Si les marchés étrangers nous prennent en référence et nous consultent de plus en plus, c’est parce que la France est la première destination touristique hivernale au monde avec plus de 300 stations de ski et plus de 4 000 km de pistes balisées. De nos nombreux domaines skiables découle un savoir-faire français qui s’est confirmé par les réalisations que nous avons menées dans l’Hexagone. Dès lors, bien sûr que la dimension urbanisme et architecture est essentielle dans l’aménagement d’un projet touristique, mais la montagne a des particularités qui rendent multiples les compétences du Cluster Montagne. Sa saisonnalité induit qu’il faut penser le milieu selon des aménagements hiver et été. De même, il faut savoir tenir compte de la climatologie, aller vers une optimisation des espaces en fonction de l’altitude et du caractère, propres à chaque station.
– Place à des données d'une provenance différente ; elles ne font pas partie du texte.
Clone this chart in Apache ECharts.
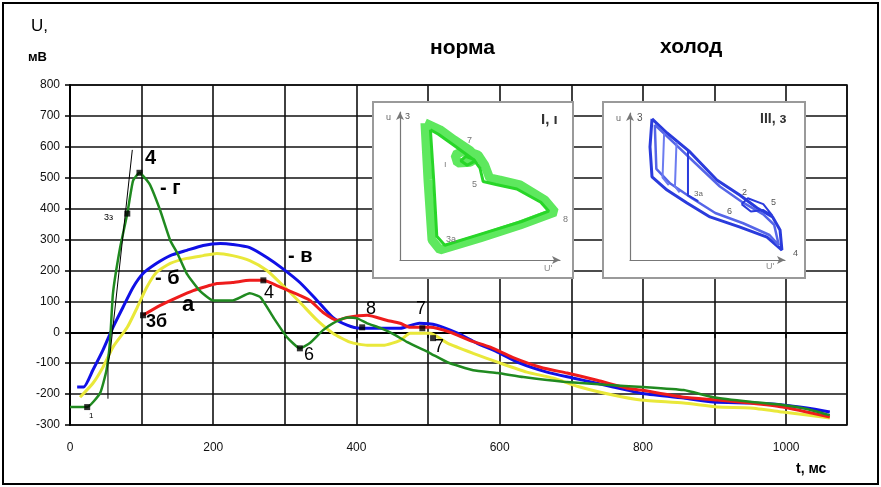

Concrètement, comment fonctionne-t-il ?

Il est structuré en différents pôles. Il tient un rôle de communicant en jouant d’interactions sur les salons professionnels, au travers de conférences, etc. Le pôle Innovation Prospective va chercher à valoriser des produits, services et savoir-faire qui répondent aux enjeux de l’économie touristique de la montagne : durabilité, sécurité, concertation, accessibilité, ludisme, performance. Par ailleurs, le pôle Business Development accompagne ses adhérents dans leur développement en France et à l’étranger en définissant des missions Benchmark et différentes stratégies (rencontres thématiques, restitutions de missions, etc.). Enfin, le pôle Emploi-Formation vise à améliorer le capital humain d’aujourd’hui et de demain : recrutement, renforcement de compétences en ressources humaines, etc.

L’aménagement des stations implique une équation à nombreuses variables… Qu’en est-il de la composante environnementale ?

Dans notre société, il persiste une vision raccourcie qui veut que l’on oppose l’économie et l’écologie, mais c’est passéiste. Je pense que le Cluster Montagne doit travailler avec les associations environnementales tout en accompagnant les industriels dans la dimension durable de leurs projets. Le développement économique, aujourd’hui, se pense dans le respect de l’environnement. Si notre rôle est bel et bien de développer le potentiel de nos boîtes, c’est l’attractivité touristique qui en dépend et par conséquent, la satisfaction collective. La performance et l’innovation du XXIe siècle englobent plus que jamais le volet environnemental et le volet sociétal.

Ces évolutions signifient-elles qu’il faut penser un réaménagement des stations ?

Il y a en effet des changements qu’il faut penser à 20 ans, donc bien au-delà des échéances électorales. Institutions et investisseurs vont davantage devoir construire ensemble. Aujourd’hui, les stations sont pour ainsi dire toutes sur un modèle mimétique de chalets et immeubles, avec une offre dominante basée sur le ski, qui nécessite d’être revisité.
Pour préserver leur attractivité, les stations vont devoir faire des choix et trouver de nouvelles orientations. Certaines resteront orientées sur les activités hivernales, d’autres sur un schéma estival en considérant davantage l’environnement. De même, certaines pourront tendre vers des activités ludiques, d’autres davantage vers la performance sportive ou le bien-être. Il va leur falloir de l’audace et parfois du courage pour oser changer le modèle dominant depuis 50 ans !

Ces changements sont-ils des facteurs de risque pour la filière ?

La chance que l’on a, c’est d’être sur un secteur économique qui se porte encore plutôt bien. C’est donc le moment d’anticiper et d’investir sur le changement. Les élus et les exploitants doivent être les “sponsors” du changement en rassemblant l’ensemble des acteurs du territoire. Avec ses entreprises, le Cluster Montagne est un acteur clé de l’Innovation et contribue à créer les offres de demain.
C’est un travail collectif que je trouve très enthousiasmant. Ce n’est pas le changement qui est mortel, c’est la routine ! (rires) ●

(*) 245 membres dont 220 entreprises.